Pity the poor residents of Belle Plaine. They're about to get a veterans memorial with satanic symbols in their public park — and it's their own fault.
They allowed a Christian memorial earlier this year, opening the park to all memorials in order to avoid violating the constitutional prohibition against establishment of religion. Now they have to allow the satanic memorial as a matter of free speech. Whipsawed between two different clauses of the First Amendment, they probably don't know what hit them.
To understand what's happening in Belle Plaine and why it makes legal sense — if no other kind — you need to start with the complex, judge-made rules about what happens when religion and free speech interact.
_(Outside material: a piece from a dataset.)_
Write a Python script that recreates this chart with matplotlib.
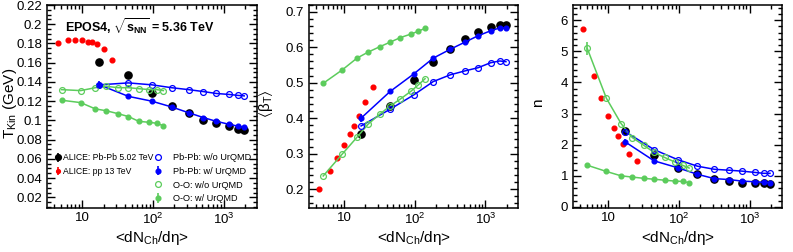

Sometime last year, the Belle Plaine Veterans Club paid for and installed a new monument for Veterans Memorial Park in the town 45 miles southwest of Minneapolis. Close to a granite memorial inscribed with the names of the town's war dead, the new memorial depicted in silhouette a soldier kneeling with a rifle in front of a cross that is roughly the size of a tombstone in a military cemetery.
The Freedom From Religion Foundation objected, arguing that the new memorial was an endorsement of Christianity in violation of the establishment clause of the First Amendment.
In my view, it wasn't at all certain that the memorial was unconstitutional. Yes, it includes a religious symbol, and it's certainly possible that a court would have found that, in context, it amounted to a preference for religion over nonreligion.
But it also would have been possible for a court to interpret the memorial as depicting a soldier kneeling before a grave that was marked by a cross, not before the cross in a religious sense. Anyone who's been to military cemeteries like those in France or Italy knows how moving the fields of crosses can be.
Such a memorial might not register as an endorsement of religion, and would be constitutionally permitted. But Belle Plaine, which had a population of just 6,661 in the last census, didn't want to go through costly litigation. So it removed the memorial.